The school was dark–a man emerged from the cafeteria to guide us up three separate ladders and into the dark room where the telescope was. Through a slot in the roof we could see the sky. There were ten or so people up in that small room already, which was nice because it was cold.

I couldn’t see anyone’s face, but we all stood in a circle around the telescope and took turns looking through. Occasionally someone would crack a joke in Icelandic (I could only imagine–probably along the lines of “Is that a galaxy? It looks like a smudge!”) and everyone would laugh. Briefly there would be a chuckle of conversation. Somehow all of this seemed like a quintessentially Icelandic experience.

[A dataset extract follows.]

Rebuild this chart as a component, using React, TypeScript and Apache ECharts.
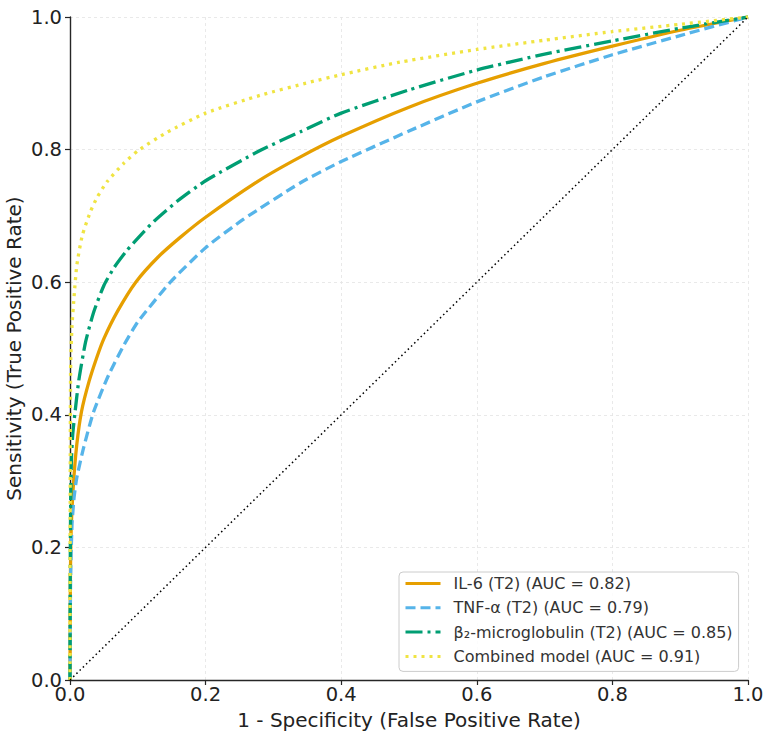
import React, { useEffect, useRef } from "react";
import * as echarts from "echarts";

const il6X = [0, 0.0005, 0.001, 0.002, 0.005, 0.01, 0.017, 0.028, 0.04, 0.05, 0.07, 0.097, 0.13, 0.163, 0.2, 0.28, 0.34, 0.4, 0.5, 0.6, 0.7, 0.8, 0.9, 1];
const il6Y = [0, 0.14, 0.19, 0.235, 0.295, 0.355, 0.405, 0.45, 0.488, 0.515, 0.556, 0.6, 0.638, 0.668, 0.698, 0.754, 0.789, 0.82, 0.864, 0.9, 0.93, 0.956, 0.98, 1];

const tnfX = [0, 0.0005, 0.001, 0.003, 0.006, 0.01, 0.02, 0.035, 0.057, 0.08, 0.1, 0.148, 0.2, 0.256, 0.34, 0.4, 0.5, 0.6, 0.7, 0.8, 0.9, 1];
const tnfY = [0, 0.1, 0.16, 0.235, 0.275, 0.305, 0.35, 0.405, 0.46, 0.506, 0.54, 0.6, 0.652, 0.695, 0.75, 0.782, 0.828, 0.872, 0.91, 0.943, 0.972, 1];

const b2mX = [0, 0.0005, 0.001, 0.002, 0.004, 0.007, 0.013, 0.023, 0.035, 0.05, 0.065, 0.084, 0.106, 0.124, 0.158, 0.2, 0.281, 0.34, 0.4, 0.5, 0.6, 0.7, 0.8, 0.9, 1];
const b2mY = [0, 0.2, 0.27, 0.33, 0.37, 0.4, 0.452, 0.51, 0.555, 0.595, 0.622, 0.648, 0.673, 0.692, 0.722, 0.753, 0.799, 0.827, 0.855, 0.89, 0.92, 0.944, 0.964, 0.983, 1];

const combX = [0, 0.0003, 0.001, 0.003, 0.006, 0.01, 0.018, 0.03, 0.04, 0.055, 0.079, 0.101, 0.143, 0.2, 0.281, 0.355, 0.4, 0.487, 0.6, 0.7, 0.8, 0.9, 1];
const combY = [0, 0.3, 0.478, 0.535, 0.578, 0.625, 0.67, 0.706, 0.728, 0.752, 0.779, 0.799, 0.826, 0.855, 0.882, 0.902, 0.913, 0.932, 0.951, 0.965, 0.978, 0.989, 1];

const diagX = [0, 1];
const diagY = [0, 1];

const seriesNames = [
  "IL-6 (T2) (AUC = 0.82)",
  "TNF-α (T2) (AUC = 0.79)",
  "β₂-microglobulin (T2) (AUC = 0.85)",
  "Combined model (AUC = 0.91)",
];

const tickValues = [0, 0.2, 0.4, 0.6, 0.8, 1.0];

const zip = (xs: number[], ys: number[]) => xs.map((x, i) => [x, ys[i]]);

const FONT = "DejaVu Sans";

export default function App() {
  const ref = useRef<HTMLDivElement>(null);
  useEffect(() => {
    if (!ref.current) return;
    const chart = echarts.init(ref.current, undefined, { renderer: "svg" });
    const axisCommon = {
      type: "value" as const,
      min: tickValues[0],
      max: tickValues[tickValues.length - 1],
      interval: 0.2,
      nameMoveOverlap: false,
      axisLine: { show: true, onZero: false, lineStyle: { color: "#262626", width: 1.4 } },
      axisTick: { show: true, inside: false, length: 5, lineStyle: { color: "#262626", width: 1.2 } },
      splitLine: { show: true, lineStyle: { color: "#e3e3e3", width: 0.8, type: [3, 3] as any } },
      nameTextStyle: { fontFamily: FONT, fontSize: 20, color: "#222" },
    };
    const lineCommon = { type: "line" as const, showSymbol: false, symbol: "none", smooth: 0.2 };
    chart.setOption({
      animation: false,
      backgroundColor: "#ffffff",
      grid: { left: 70, right: 19, top: 17, bottom: 57, outerBoundsMode: "none" } as any,
      xAxis: {
        ...axisCommon,
        name: "1 - Specificity (False Positive Rate)",
        nameLocation: "middle",
        nameGap: 30,
        axisLabel: {
          fontFamily: FONT,
          fontSize: 19.5,
          color: "#222",
          margin: 4,
          formatter: (v: number) => v.toFixed(1),
        },
      },
      yAxis: {
        ...axisCommon,
        name: "Sensitivity (True Positive Rate)",
        nameLocation: "middle",
        nameGap: 46,
        axisLabel: {
          fontFamily: FONT,
          fontSize: 19.5,
          color: "#222",
          margin: 8,
          formatter: (v: number) => v.toFixed(1),
        },
      },
      legend: {
        data: seriesNames,
        orient: "vertical",
        left: 399,
        top: 572,
        padding: [3.5, 6, 7, 5],
        itemGap: 8.3,
        itemWidth: 35,
        itemHeight: 14,
        itemStyle: { opacity: 0 },
        lineStyle: { width: 3 },
        backgroundColor: "rgba(255,255,255,0.85)",
        borderColor: "#cccccc",
        borderWidth: 1,
        borderRadius: 4,
        textStyle: { fontFamily: FONT, fontSize: 16, color: "#333", padding: [0, 0, 0, 8] },
      },
      series: [
        {
          ...lineCommon,
          name: seriesNames[0],
          data: zip(il6X, il6Y),
          color: "#E69F00",
          lineStyle: { color: "#E69F00", width: 3.3, type: "solid" },
        },
        {
          ...lineCommon,
          name: seriesNames[1],
          data: zip(tnfX, tnfY),
          color: "#56B4E9",
          lineStyle: { color: "#56B4E9", width: 3.3, type: [10, 5] },
        },
        {
          ...lineCommon,
          name: seriesNames[2],
          data: zip(b2mX, b2mY),
          color: "#009E73",
          lineStyle: { color: "#009E73", width: 3.3, type: [17, 5, 3, 5] },
        },
        {
          ...lineCommon,
          name: seriesNames[3],
          data: zip(combX, combY),
          color: "#F0E442",
          lineStyle: { color: "#F0E442", width: 3.3, type: [3, 5] },
        },
        {
          type: "line",
          name: "Chance",
          data: zip(diagX, diagY),
          showSymbol: false,
          symbol: "none",
          color: "#000000",
          lineStyle: { color: "#000000", width: 1.5, type: [1.5, 3] },
          z: 3,
        },
      ],
    });
    return () => chart.dispose();
  }, []);
  return (
    <div
      ref={ref}
      style={{ position: "fixed", left: 0, top: 0, width: 767, height: 737, background: "#fff" }}
    />
  );
}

We looked at Mars, the Crab Nebula, and Orion, which was stunning. The crab nebula was just a smudge. But I still tried to memorize it–I knew there were people waiting behind me in line, but this was my one opportunity to see something extraordinary. There is a metaphor there, by the way–and I’ll give you a hint, I think it’s a metaphor about death.

The build-up was so fantastic–the deserted school, the three flimsy ladders, the darkened room full of people–that the stars were just about the only thing that could have lived up to it.